--- start of Information supplied ---
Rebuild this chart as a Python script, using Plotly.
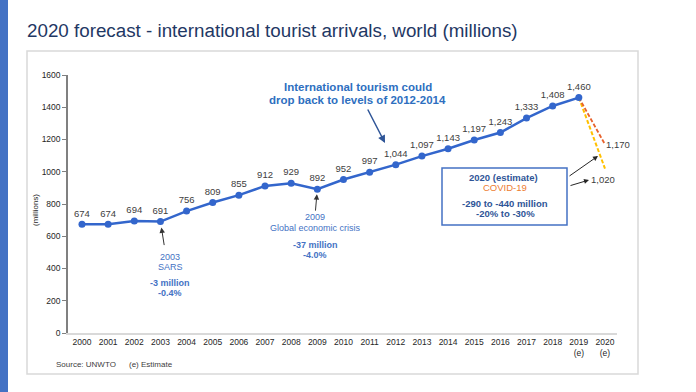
import plotly.graph_objects as go

# ---------------- data ----------------
years = list(range(2000, 2020))
arrivals = [674, 674, 694, 691, 756, 809, 855, 912, 929, 892,
            952, 997, 1044, 1097, 1143, 1197, 1243, 1333, 1408, 1460]
forecast_years = [2019, 2020]
forecast_high = [1460, 1170]
forecast_low = [1460, 1020]
tick_years = list(range(2000, 2021))
tick_text = [str(y) for y in range(2000, 2019)] + ["2019<br>(e)", "2020<br>(e)"]
point_labels = [f"{v:,}" for v in arrivals]

W, H = 696, 392
L, R, T, B = 68, 617, 75, 333


def px(x):
    return (x - L) / (R - L)


def py(y):
    return (B - y) / (B - T)


FONT = "Arial, 'Liberation Sans', sans-serif"
BLUE_LINE = "#3366CC"
TXT_BLUE = "#4472C4"

fig = go.Figure()

fig.add_trace(go.Scatter(
    x=forecast_years, y=forecast_low, mode="lines",
    line=dict(color="#FFC000", width=2, dash="4px,2px"), hoverinfo="skip"))
fig.add_trace(go.Scatter(
    x=forecast_years, y=forecast_high, mode="lines",
    line=dict(color="#E8622C", width=1.8, dash="4px,2px"), hoverinfo="skip"))
fig.add_trace(go.Scatter(
    x=years, y=arrivals, mode="lines+markers+text",
    line=dict(color=BLUE_LINE, width=2.5),
    marker=dict(size=7, color=BLUE_LINE),
    text=point_labels, textposition="top center",
    textfont=dict(size=9.5, color="#404040", family=FONT),
    cliponaxis=False))

shapes = [
    dict(type="rect", xref="paper", yref="paper",
         x0=px(0), x1=px(8), y0=py(392), y1=py(0),
         fillcolor="#4472C4", line=dict(width=0), layer="below"),
    dict(type="rect", xref="paper", yref="paper",
         x0=px(27), x1=px(638), y0=py(374), y1=py(51),
         fillcolor="rgba(0,0,0,0)", line=dict(color="#D9D9D9", width=1.5), layer="below"),
    dict(type="rect", xref="paper", yref="paper",
         x0=px(442), x1=px(567), y0=py(225), y1=py(168),
         fillcolor="white", line=dict(color="#4472C4", width=1.5)),
]

ann = []


def text(x, y, s, size=9, color=TXT_BLUE, bold=False, anchor="center"):
    ann.append(dict(xref="paper", yref="paper", x=px(x), y=py(y),
                    text=f"<b>{s}</b>" if bold else s, showarrow=False,
                    xanchor=anchor, yanchor="middle",
                    font=dict(size=size, color=color, family=FONT)))


# title
text(25, 31, "2020 forecast - international tourist arrivals, world (millions)",
     size=18.8, color="#1F3864", anchor="left")
# axis title
ann.append(dict(xref="paper", yref="paper", x=px(35), y=py(210), text="(millions)",
                showarrow=False, textangle=-90, xanchor="center", yanchor="middle",
                font=dict(size=8, color="#262626", family=FONT)))
# source
text(54, 364, "Source: UNWTO", size=8, color="#404040", anchor="left")
text(127, 364, "(e) Estimate", size=8, color="#404040", anchor="left")

# international tourism note
text(358, 87, "International tourism could", size=11.5, color="#2E6FBF", bold=True)
text(357, 100, "drop back to levels of 2012-2014", size=11.5, color="#2E6FBF", bold=True)
ann.append(dict(xref="paper", yref="paper", x=px(385), y=py(143), ax=-18, ay=-35,
                text="", showarrow=True, arrowhead=2, arrowsize=1, arrowwidth=1.5,
                arrowcolor="#2F5597"))

# 2003
ann.append(dict(x=2003, y=691, ax=4, ay=25, text="", showarrow=True, arrowhead=2,
                arrowsize=1.1, arrowwidth=1, arrowcolor="#333333", standoff=6))
text(170, 257, "2003")
text(170, 267, "SARS")
text(170, 283, "-3 million", bold=True)
text(170, 293, "-0.4%", bold=True)

# 2009
ann.append(dict(x=2009, y=892, ax=-2, ay=23, text="", showarrow=True, arrowhead=2,
                arrowsize=1.1, arrowwidth=1, arrowcolor="#333333", standoff=5))
text(315, 217, "2009")
text(315, 228, "Global economic crisis")
text(315, 245, "-37 million", bold=True)
text(315, 255, "-4.0%", bold=True)

# 2020 box
text(503, 177, "2020 (estimate)", size=9.5, color="#2F5597", bold=True)
text(505, 187, "COVID-19", size=9.5, color="#ED7D31")
text(505, 203, "-290 to -440 million", size=9.5, color="#2F5597", bold=True)
text(505, 213, "-20% to -30%", size=9.5, color="#2F5597", bold=True)

ann.append(dict(xref="paper", yref="paper", x=px(598), y=py(156), ax=-30, ay=21,
                text="", showarrow=True, arrowhead=2, arrowsize=1, arrowwidth=1,
                arrowcolor="#262626"))
ann.append(dict(xref="paper", yref="paper", x=px(589), y=py(180), ax=-20, ay=6,
                text="", showarrow=True, arrowhead=2, arrowsize=1, arrowwidth=1,
                arrowcolor="#262626"))

# forecast labels
ann.append(dict(x=2020, y=forecast_high[1], text=f"{forecast_high[1]:,}", showarrow=False,
                xanchor="left", yanchor="middle", xshift=-1,
                font=dict(size=9.5, color="#404040", family=FONT)))
ann.append(dict(x=2020, y=forecast_low[1], text=f"{forecast_low[1]:,}", showarrow=False,
                xanchor="center", yanchor="middle", xshift=-2, yshift=-11,
                font=dict(size=9.5, color="#404040", family=FONT)))

fig.update_layout(
    width=W, height=H,
    margin=dict(l=L, r=W - R, t=T, b=H - B),
    paper_bgcolor="white", plot_bgcolor="white",
    showlegend=False,
    font=dict(family=FONT),
    shapes=shapes, annotations=ann,
    xaxis=dict(range=[1999.465, 2020.46], tickvals=tick_years, ticktext=tick_text,
               showline=True, linecolor="#D9D9D9", linewidth=2, ticks="",
               showgrid=False, zeroline=False,
               tickfont=dict(size=8.5, color="#262626", family=FONT)),
    yaxis=dict(range=[0, 1600], dtick=200, showline=True, linecolor="#808080",
               linewidth=1.5, ticks="outside", ticklen=4, tickcolor="#808080",
               showgrid=False, zeroline=False,
               tickfont=dict(size=8.5, color="#262626", family=FONT)),
)

fig.write_html("out.html", config={"displayModeBar": False},
               post_script="document.body.style.margin='0';document.body.style.overflow='hidden';")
--- end of Information supplied ---
**Stated task:** Return nothing but the lines running from the start of the data to the line with "return (B - y) / (B - T)", please, both ends included and no pictures.

**Result for this exercise:**
Rebuild this chart as a Python script, using Plotly.
import plotly.graph_objects as go

# ---------------- data ----------------
years = list(range(2000, 2020))
arrivals = [674, 674, 694, 691, 756, 809, 855, 912, 929, 892,
            952, 997, 1044, 1097, 1143, 1197, 1243, 1333, 1408, 1460]
forecast_years = [2019, 2020]
forecast_high = [1460, 1170]
forecast_low = [1460, 1020]
tick_years = list(range(2000, 2021))
tick_text = [str(y) for y in range(2000, 2019)] + ["2019<br>(e)", "2020<br>(e)"]
point_labels = [f"{v:,}" for v in arrivals]

W, H = 696, 392
L, R, T, B = 68, 617, 75, 333


def px(x):
    return (x - L) / (R - L)


def py(y):
    return (B - y) / (B - T)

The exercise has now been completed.